I am sick of always repeating the same: HDI is complete rubbish to compare countries' developments! But it is always used by some people who live in a dreamworld to show their country "isn't that bad".... This is so weird! :nuts:


----------



## Ian (Nov 26, 2006)

hahaha, ok genius... show us your own research on standard of living then

It would be something like this:

1 GERMANY 1.000











...rest of the world 0.000


:lol:


----------



## Xpressway (Dec 2, 2006)

Good neighborhoods are much more than good infrastructure, nice buildings and parks.

You won't erradicate a slum just by relocating its inhabitants to a place with better infrastructure. Same education and work opportunities in a new area will create nothing but another slum, and that's what most latin american goverments have failed to understand. They just build social housing (sometimes nice, sometimes crappy).

In Chile we still got the chronic problem of drug abuse in the parks that belong to new social housing complexes, 
Crime in some new complexes. (substances abuse is directly involved in this as they steal anything they can for getting more alcohol and/or drugs.)
lack of work opportunities (this is getting better though) 
lack of education of living in community in a flat. (the govt. has spent money on educating people on how to live in a flat).

Erradicating slums means improving the infrastructure and the education of its inhabitants.

I'm also a strong believer that drugs and alcohol abusers should be the last in the lists of recieving new homes, this way you keep the hard working citizens safe in their new homes without having the risk of getting attacked by these sick people in their madness for getting substances.


----------



## Skyline_FFM (May 25, 2008)

Ian said:


> hahaha, ok genius... show us your own research on standard of living then
> 
> It would be something like this:
> 
> ...


Don't be childish! But obviously HDI is ridiculous. It put Turkey very far down the list! And it can easily concur ANY South American country! By far! I would never put Germany 1st, as I know that Netherlands, Scandinavia, Canada or Switzerland and Austria are doing better. Just that between those countries there is no such a big gap as between e.g.

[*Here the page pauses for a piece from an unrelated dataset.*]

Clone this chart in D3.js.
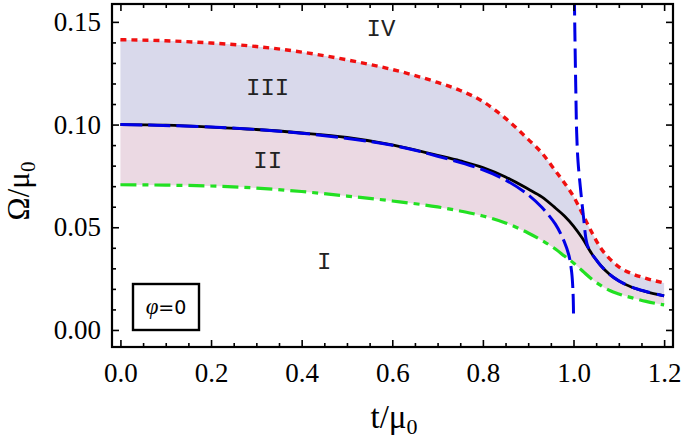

Norway and Argentina!
But yes, Germany, and most of EU has a social system perventing people from poverty, we have no slums in Germany - some old neglected neighbourhoods ok, but they have all they need - from clean tap water to sewage, central heating and the people who have nothing, they get 350€ to spend on food and the rent as well as energy is pais by the cities' authorities. That gives you a tremendous feeling of safety that no HDI could ever give you. We have a good health care, good schools - not only for rich children on private schools. That Germany isn't first everyone knows, but that neither Chile nor Argentina or any other South American country comes jsut a little close to that is OBVIOUS! And I think your picture of the Balkans and Eastern Europe is way outdated! They get EU subventions and Slovenia has become a net pyer of subventions. Poland will be there by 2010 and Czech Republic also...


----------